── EXERCISE INPUTS ──

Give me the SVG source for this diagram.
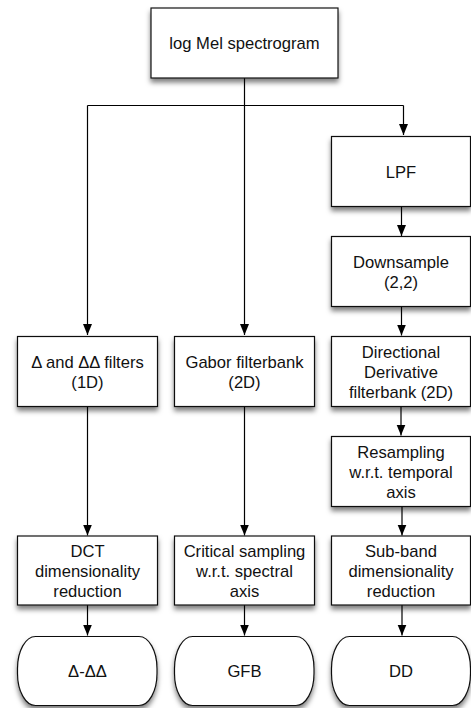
<svg xmlns="http://www.w3.org/2000/svg" width="471" height="708" viewBox="0 0 471 708">
<style>
.box{fill:#fff;stroke:#111;stroke-width:1.2;filter:url(#sh)}
.t{font-family:"Liberation Sans",Arial,sans-serif;font-size:16.6px;fill:#111;text-anchor:middle}
.c{fill:none;stroke:#000;stroke-width:1.2}
</style>
<defs>
<filter id="sh" x="-10%" y="-10%" width="130%" height="140%">
<feDropShadow dx="0" dy="4" stdDeviation="2.5" flood-color="#000" flood-opacity="0.5"/>
</filter>
<marker id="ah" markerWidth="12" markerHeight="10" refX="11" refY="4.5" orient="auto" markerUnits="userSpaceOnUse">
<path d="M0,0 L11,4.5 L0,9 Z" fill="#000"/>
</marker>
</defs>
<rect width="471" height="708" fill="#fff"/>
<g id="connectors">
<path class="c" d="M244.5,78 V105.5"/>
<path class="c" d="M87.5,105.5 H403.5"/>
<path class="c" d="M87.5,105.5 V335" marker-end="url(#ah)"/>
<path class="c" d="M244.5,105 V335" marker-end="url(#ah)"/>
<path class="c" d="M403.5,105.5 V135" marker-end="url(#ah)"/>
<path class="c" d="M401.5,206 V236" marker-end="url(#ah)"/>
<path class="c" d="M401.5,306 V335.5" marker-end="url(#ah)"/>
<path class="c" d="M401,406 V435.5" marker-end="url(#ah)"/>
<path class="c" d="M402,506 V535.5" marker-end="url(#ah)"/>
<path class="c" d="M87.5,406 V535.5" marker-end="url(#ah)"/>
<path class="c" d="M244.5,406 V535.5" marker-end="url(#ah)"/>
<path class="c" d="M87.5,605 V635.5" marker-end="url(#ah)"/>
<path class="c" d="M244.5,605 V635.5" marker-end="url(#ah)"/>
<path class="c" d="M402,605 V635.5" marker-end="url(#ah)"/>
</g>
<g id="n-logmel"><rect class="box" x="151" y="8" width="187" height="70"/><text class="t" x="244.5" y="49">log Mel spectrogram</text></g>
<g id="n-lpf"><rect class="box" x="331.5" y="136.5" width="139" height="70"/><text class="t" x="401" y="178">LPF</text></g>
<g id="n-down"><rect class="box" x="331.5" y="236.5" width="139" height="70"/><text class="t" x="401" y="268">Downsample</text><text class="t" x="401" y="288">(2,2)</text></g>
<g id="n-delta"><rect class="box" x="17.5" y="336.5" width="140" height="70"/><text class="t" x="87.5" y="367.5">Δ and ΔΔ filters</text><text class="t" x="87.5" y="387.5">(1D)</text></g>
<g id="n-gabor"><rect class="box" x="174.5" y="336.5" width="140" height="70"/><text class="t" x="244.5" y="367.5">Gabor filterbank</text><text class="t" x="244.5" y="387.5">(2D)</text></g>
<g id="n-dd"><rect class="box" x="331.5" y="336.5" width="139" height="70"/><text class="t" x="401" y="357.5">Directional</text><text class="t" x="401" y="377.5">Derivative</text><text class="t" x="401" y="397.5">filterbank (2D)</text></g>
<g id="n-resamp"><rect class="box" x="331.5" y="436.5" width="139" height="70"/><text class="t" x="401" y="457.5">Resampling</text><text class="t" x="401" y="477.5">w.r.t. temporal</text><text class="t" x="401" y="497.5">axis</text></g>
<g id="n-dct"><rect class="box" x="17.5" y="536" width="140" height="69"/><text class="t" x="87.5" y="556.5">DCT</text><text class="t" x="87.5" y="576.5">dimensionality</text><text class="t" x="87.5" y="596.5">reduction</text></g>
<g id="n-crit"><rect class="box" x="174.5" y="536" width="140" height="69"/><text class="t" x="244.5" y="556.5">Critical sampling</text><text class="t" x="244.5" y="576.5">w.r.t. spectral</text><text class="t" x="244.5" y="596.5">axis</text></g>
<g id="n-sub"><rect class="box" x="331.5" y="536" width="139" height="69"/><text class="t" x="401" y="556.5">Sub-band</text><text class="t" x="401" y="576.5">dimensionality</text><text class="t" x="401" y="596.5">reduction</text></g>
<g id="o-delta"><rect class="box" x="17.5" y="636.5" width="139.5" height="69" rx="18" ry="32"/><text class="t" x="87.5" y="677">Δ-ΔΔ</text></g>
<g id="o-gfb"><rect class="box" x="174.5" y="636.5" width="139.5" height="69" rx="18" ry="32"/><text class="t" x="244.5" y="677">GFB</text></g>
<g id="o-dd"><rect class="box" x="331.5" y="636.5" width="139" height="69" rx="18" ry="32"/><text class="t" x="401" y="677">DD</text></g>
</svg>
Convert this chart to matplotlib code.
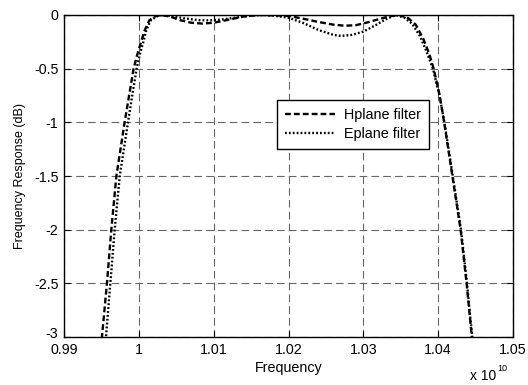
import matplotlib
matplotlib.use("Agg")
import matplotlib.pyplot as plt
from matplotlib.transforms import ScaledTranslation

plt.rcParams['font.family'] = ['Liberation Sans', 'DejaVu Sans']
plt.rcParams['lines.scale_dashes'] = False

# Frequencies in units of 1e10 Hz
h_freq = [0.99500, 0.99507, 0.99574, 0.99632, 0.99700, 0.99755, 0.99810, 0.99870,
          0.99930, 0.99975, 1.00030, 1.00080, 1.00140, 1.00220, 1.00300, 1.00420,
          1.00550, 1.00700, 1.00850, 1.01000, 1.01200, 1.01400, 1.01600, 1.01800,
          1.02000, 1.02200, 1.02400, 1.02600, 1.02750, 1.02900, 1.03050, 1.03200,
          1.03350, 1.03480, 1.03600, 1.03700, 1.03800, 1.03880, 1.03940, 1.04020,
          1.04080, 1.04135, 1.04190, 1.04245, 1.04300, 1.04380, 1.04450, 1.04460]
h_db = [-3.10, -3.00, -2.50, -2.00, -1.50, -1.25, -1.00, -0.75,
        -0.50, -0.38, -0.25, -0.14, -0.05, -0.012, 0.000, -0.015,
        -0.048, -0.072, -0.080, -0.072, -0.044, -0.014, 0.000, -0.003,
        -0.008, -0.035, -0.065, -0.090, -0.100, -0.095, -0.070, -0.040,
        -0.012, 0.000, -0.030, -0.090, -0.220, -0.360, -0.500, -0.750,
        -1.000, -1.250, -1.500, -1.750, -2.000, -2.500, -3.000, -3.10]

e_freq = [0.99550, 0.99561, 0.99619, 0.99677, 0.99745, 0.99800, 0.99855, 0.99912,
          0.99970, 1.00008, 1.00060, 1.00100, 1.00160, 1.00240, 1.00320, 1.00450,
          1.00600, 1.00800, 1.00950, 1.01100, 1.01300, 1.01500, 1.01650, 1.01800,
          1.02000, 1.02200, 1.02400, 1.02600, 1.02700, 1.02850, 1.03000, 1.03150,
          1.03300, 1.03430, 1.03550, 1.03650, 1.03760, 1.03850, 1.03930, 1.04020,
          1.04083, 1.04140, 1.04195, 1.04250, 1.04305, 1.04385, 1.04455, 1.04465]
e_db = [-3.10, -3.00, -2.50, -2.00, -1.50, -1.25, -1.00, -0.75,
        -0.50, -0.38, -0.25, -0.14, -0.05, -0.012, 0.000, -0.010,
        -0.030, -0.048, -0.050, -0.043, -0.024, -0.006, 0.000, -0.006,
        -0.025, -0.075, -0.140, -0.185, -0.195, -0.185, -0.155, -0.100,
        -0.040, 0.000, -0.025, -0.080, -0.200, -0.350, -0.500, -0.760,
        -1.000, -1.250, -1.500, -1.750, -2.000, -2.500, -3.000, -3.10]

x_ticks = [0.99, 1.00, 1.01, 1.02, 1.03, 1.04, 1.05]
x_tick_labels = ['0.99', '1', '1.01', '1.02', '1.03', '1.04', '1.05']
y_ticks = [-3, -2.5, -2, -1.5, -1, -0.5, 0]
y_tick_labels = ['-3', '-2.5', '-2', '-1.5', '-1', '-0.5', '0']

fig = plt.figure(figsize=(5.28, 3.85), dpi=100)
ax = fig.add_axes([64/528, 1 - 337/385, (513-64)/528, (337-15)/385])

ax.plot(h_freq, h_db, color='black', lw=1.7, linestyle=(0, (4.2, 2.2)),
        label='Hplane filter', dash_capstyle='butt')
ax.plot(e_freq, e_db, color='black', lw=1.7, linestyle=(0, (1.3, 1.5)),
        label='Eplane filter', dash_capstyle='butt')

ax.set_xlim(0.99, 1.05)
ax.set_ylim(-3, 0)
ax.set_xticks(x_ticks)
ax.set_xticklabels(x_tick_labels)
ax.set_yticks(y_ticks)
ax.set_yticklabels(y_tick_labels)

ax.grid(True, color='#666666', lw=0.8, linestyle=(0, (5.5, 3.0)))
ax.tick_params(direction='in', length=4, width=0.8, top=True, right=True,
               labelsize=10.3, pad=4, colors='black')
for s in ax.spines.values():
    s.set_linewidth(1.0)
    s.set_color('black')

# lift the bottom y tick label a little, as in the reference
for lab in ax.get_yticklabels():
    if lab.get_text() == '-3':
        lab.set_transform(lab.get_transform() + ScaledTranslation(0, 3/72, fig.dpi_scale_trans))

ax.set_xlabel('Frequency', fontsize=10.3, labelpad=3)
ax.set_ylabel('Frequency Response (dB)', fontsize=9.0, labelpad=6)

fig.text(470/528, 1 - 383/385, 'x 10', fontsize=10, ha='left', va='bottom')
fig.text(497/528, 1 - 373/385, '10', fontsize=6.5, ha='left', va='bottom')

leg = ax.legend(loc='upper left', bbox_to_anchor=(0.474, 0.735), borderaxespad=0,
                fontsize=10.4, frameon=True, fancybox=False, framealpha=1,
                edgecolor='black', handlelength=3.5, handletextpad=0.6,
                borderpad=0.55, labelspacing=0.35)
leg.get_frame().set_linewidth(1.0)

fig.savefig('out.png', dpi=100)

───

** TASK BRIEF **
Go through the records above, find every line with the word "matplotlib", and list those lines.

** EXERCISE SOLUTION **
Convert this chart to matplotlib code.
import matplotlib
matplotlib.use("Agg")
import matplotlib.pyplot as plt
from matplotlib.transforms import ScaledTranslation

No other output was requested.